Figure 12 shows a life cycle analysis of different GCI hybrids compared to conventional ICE vehicles (ICEVs), gasoline engines (SI) and diesel engines (CI), and pure battery electric vehicles (BEV) with a 24 kWh battery package. The accumulated GHG were calculated based on a life cycle analysis [33]. The lifetime o vehicle mileage average is assumed to be 200,000 km for all vehicle types, and the battery lifetime is 130,000 km, part of the constituent materials of which can be recycled for all of the tested electrified vehicles. For PHEV, the annual mileage on e-driving mode can be determined by the electric driving modes and based on the literature is around 80% on WLTC. The accumulated tank to wheel (TTW) GHG emissions can be calculated using the HEV simulation, and the results are similar to those obtained in the previous chapter for conventional ICEVs and BEV. The average carbon intensity of the electricity used for PHEV and BEV uses the EU mix 2020 base case (241 gCO_2eq/kWh), and thermal energy sources are used throughout all of the energy production and logistics processes. The reference vehicle assumed for all of the vehicles in the study is based on a C-Segment medium car, such as the VW Golf, Ford Focus, or Opel Astra. The manufacturing of vehicles and batteries and the end of life (EoL) are considered in this study using Gabi software [33].

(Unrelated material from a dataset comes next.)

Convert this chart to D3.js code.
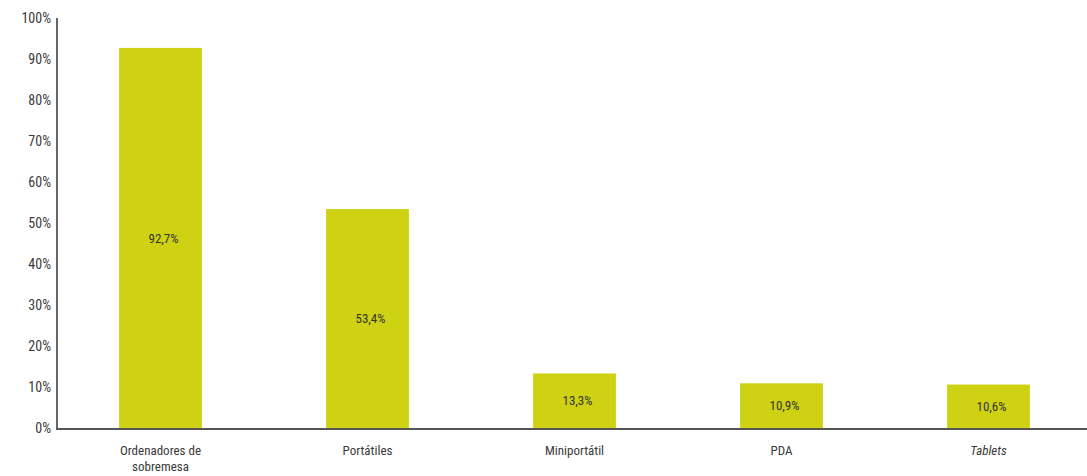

As shown in the figure, despite having a significant carbon burden from the beginning of its manufacturing stage, BEV appears to have the lowest accumulated lifetime GHG emission levels when set at 17.3 t CO_2eq. On the other hand, ICE passenger vehicles display the highest levels of GHG emissions in the base case as a result of the combination between the fossil source and lower thermodynamic efficiency. Based on the LCA results, the conventional ICEVs produce more than 14–10 t CO_2eq in their lifetime compared to BEV. In case of GCI hybrids, the GHG emission gaps can be reduced to 2–4 t CO_2eq. In the world, electrical power is generated by power plants that use different primary energy sources. These primary energy sources are all of natural origin; they include fossil fuels (coal, petroleum, natural gas) and low-carbon energy sources (nuclear, renewables) that release a lot or a little CO₂ to the atmosphere. The GHG emissions of BEV and PHEV depend on the rate of de-carbonization and its effects on the carbon intensity of the electricity that is generated, and a differentiated technology deployment pathway can be developed. In some cases, where the grid is sufficiently de-carbonized and where charging infrastructures are widely available, a direct transition to BEV could be a feasible option; however, in other cases, an advanced GCI hybrid technology can be the transitionary technology to bridge the gap in the interim period.

4. Conclusions

In this paper, GCI engines with three different fuels (CN15, CN25, and CN35) were compared to diesel (CN53), and hybrid vehicle simulations were used to assess the potential of the GCI engines with different hybrid architectures:

• This study presents different HEV configurations with GCI engines. Depending on different battery size and HEV hardware scenarios, the engines operate in a high efficiency region;
• From HEV simulation, in case of non-PHEV, the GCI hybrid vehicles are able to reduce CO₂ emissions (TTW) by up to 37% compared to the reference CI vehicle (up to 45% compared to modern SI engine). The CO₂ benefit is up to 75% in the case of the PHEV scenario, but it requires a larger battery package and has a higher vehicle cost;
• From a life cycle assessment (LCA), vehicles running on GCI fuels and hybrid technologies, such as BEV, show potential (around 10 ton of GHG emission reduction in lifetime compared to a conventional SI engine vehicle) to provide similar effects on accumulated GHG emissions.

Given the sustainability constraints of the critical raw mineral supply and the heterogeneity of regional power grids, advanced GCI hybrid architectures, with varying degrees of electrification, can bridge this gap in the interim.